Kabar24.com, JAKARTA--Dirjen Hak Kekayaan Intelektual (HKI) Ahmad Ramli menegaskan bahwa pada prinsipnya pembajakan buku tidak boleh dilakukan.
Menurutnya, kondisi pembajakan buku memang seperti makan buah simalakama, serba salah. Namun ada upaya dari pihaknya supaya para pelajar dapat memperoleh buku dengan mudah dan murah
Terutama dalam hak cipta itu ada penggunaan secara fair dan jujur. Jadi seseorang yang tidak membeli buku tidak dilarang untuk mengutip dan membaca buku. Oleh karenanya, bila untuk kepentingan perpustakaan dan pendidikan, tidak dilarang mengcopy, jelasnya.
Ia mencontohkan bahwa pihak universitas bisa membawa buku textbook dari luar, kemudian melakukan pengopian sejumlah lima eksemplar untuk disimpan di perpustakaan. Sepanjang hanya di perpustakaan, mahasiswa hanya bisa membacanya di perpustakaan.
Berbeda lagi kalau itu dipinjam lalu difootocopy untuk sekelas, barulah itu pelanggaran. Jadi kalau mahasiswa mau ya baca di perpustakaan,ujarnya.
Dirinya menambahkan, pada praktiknya di luar negeri, buku boleh dikopi. Seseorang mengopi di perpustakaan kemudian membawa pulang fotocopian tersebut.
Terhadap UU yang baru ini, pihaknya ingin mengajak lembaga manajemen kolektif, untuk menerapkan sistem pemungutan royalti tersebut, melalui mesin fotocopy.
Misalnya saya tulis buku, tidak saya terbitkan lagi. Kalau orang mau copi silahkan saja. Tetapi kalau di luar bayar Rp.200/ lembar di perpustakaan bayar Rp.500/lembar, ujarnya.
Dengan adanya hal itu, perpustakaan akan menjadi collecting yang baik untuk kemudian menyalurkan royalti kepada penulis buku yang bersangkutan.
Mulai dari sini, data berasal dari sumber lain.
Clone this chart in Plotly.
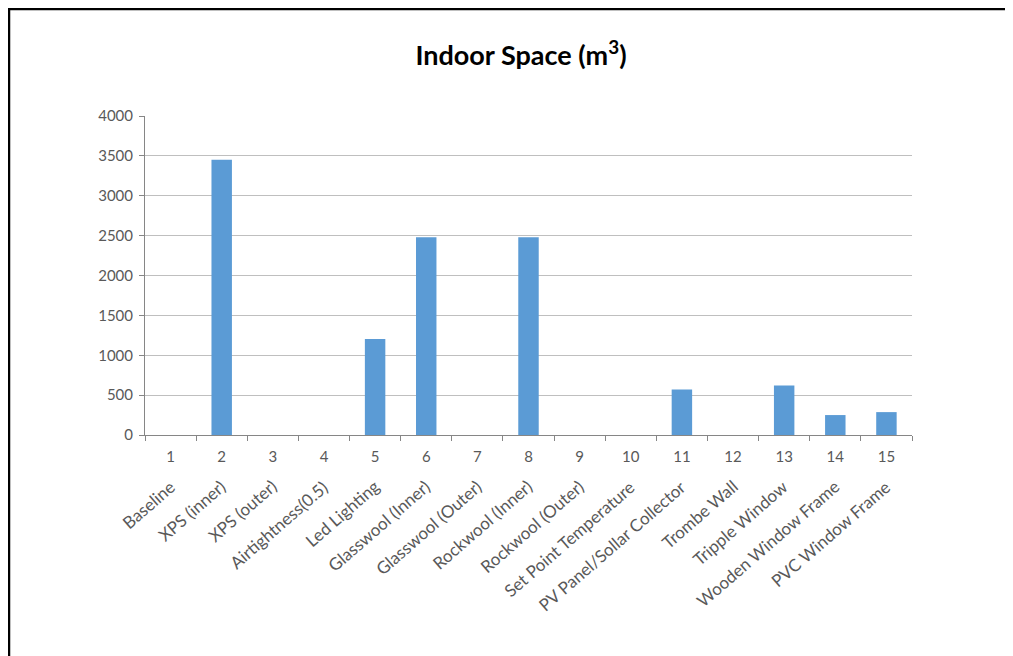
import plotly.graph_objects as go

categories = [str(i) for i in range(1, 16)]
names = ["Baseline", "XPS (inner)", "XPS (outer)", "Airtightness(0.5)", "Led Lighting",
         "Glasswool (Inner)", "Glasswool (Outer)", "Rockwool (Inner)", "Rockwool (Outer)",
         "Set Point Temperature", "PV Panel/Sollar Collector", "Trombe Wall",
         "Tripple Window", "Wooden Window Frame", "PVC Window Frame"]
values = [0, 3450, 0, 0, 1205, 2480, 0, 2480, 0, 0, 570, 0, 620, 250, 287]
y_ticks = [0, 500, 1000, 1500, 2000, 2500, 3000, 3500, 4000]

OFF = 8  # page body margin
W, H = 1013 - OFF, 656 - OFF
L, R, T, B = 145 - OFF, 912 - OFF, 116 - OFF, 435 - OFF

def px(x):
    return (x - OFF - L) / (R - L)

def py(y):
    return (B - (y - OFF)) / (B - T)

FONT = "Lato"
gray = "#595959"

fig = go.Figure()
fig.add_trace(go.Bar(x=categories, y=values, marker=dict(color="#5B9BD5", line=dict(width=0)),
                     hoverinfo="skip"))

for i, n in enumerate(names):
    fig.add_annotation(x=i, xref="x", y=py(473), yref="paper", text=n, textangle=-41,
                       xanchor="right", yanchor="top", showarrow=False, xshift=11,
                       font=dict(family=FONT, size=17, color=gray))

fig.add_shape(type="rect", xref="paper", yref="paper",
              x0=px(9), x1=px(1030), y0=py(9), y1=py(680),
              line=dict(color="black", width=2.5), fillcolor="rgba(0,0,0,0)", layer="below")

fig.update_layout(
    width=W, height=H,
    margin=dict(l=L, r=W - R, t=T, b=H - B, pad=0),
    paper_bgcolor="white", plot_bgcolor="white",
    showlegend=False, bargap=0.6,
    title=dict(text="<b>Indoor Space (m<sup>3</sup>)</b>", x=(521 - OFF) / W, xref="container",
               xanchor="center", y=1 - (56 - OFF) / H, yref="container", yanchor="middle",
               font=dict(family=FONT, size=27, color="black")),
    xaxis=dict(type="category", range=[-0.5, 14.5], autorange=False, showgrid=False,
               showline=True, linecolor="#868686", linewidth=1,
               ticks="outside", tickson="boundaries", ticklen=5, tickcolor="#868686",
               tickfont=dict(family=FONT, size=15, color=gray), tickangle=0,
               ticklabelstandoff=8),
    yaxis=dict(range=[0, 4000], tickvals=y_ticks, showgrid=True, gridcolor="#BFBFBF", gridwidth=1,
               showline=True, linecolor="#868686", linewidth=1, ticks="outside", ticklen=5,
               tickcolor="#868686", zeroline=False,
               tickfont=dict(family=FONT, size=15, color=gray), ticklabelstandoff=3),
)

fig.write_html("out.html")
Lebih lanjut, Ahmad mengatatakan telah adanya upaya baik dari pemerintah untuk buku ajar SMA.
Buku ajar di SMA dibeli hak ciptanya oleh pemerintah, dihargai dengan kualitas tertentu, kemudian diupload d website, sehingga semua orang bisa download. Setahu saya buku ajar di SMA ini sudah dilakukan oleh Kemendikbud, terangnya.
Ahmad menyarankan hal tersebut bisa diterapkan di perguruan tinggi.
Para dosen dirangsang menulis buku dan dibeli hak ciptanya, kemudian dikontrak selama beberapa tahun dan dipublish. Sehingga bisa menjadi hak publik. Tentunya para dosen tersebut juga dibayar.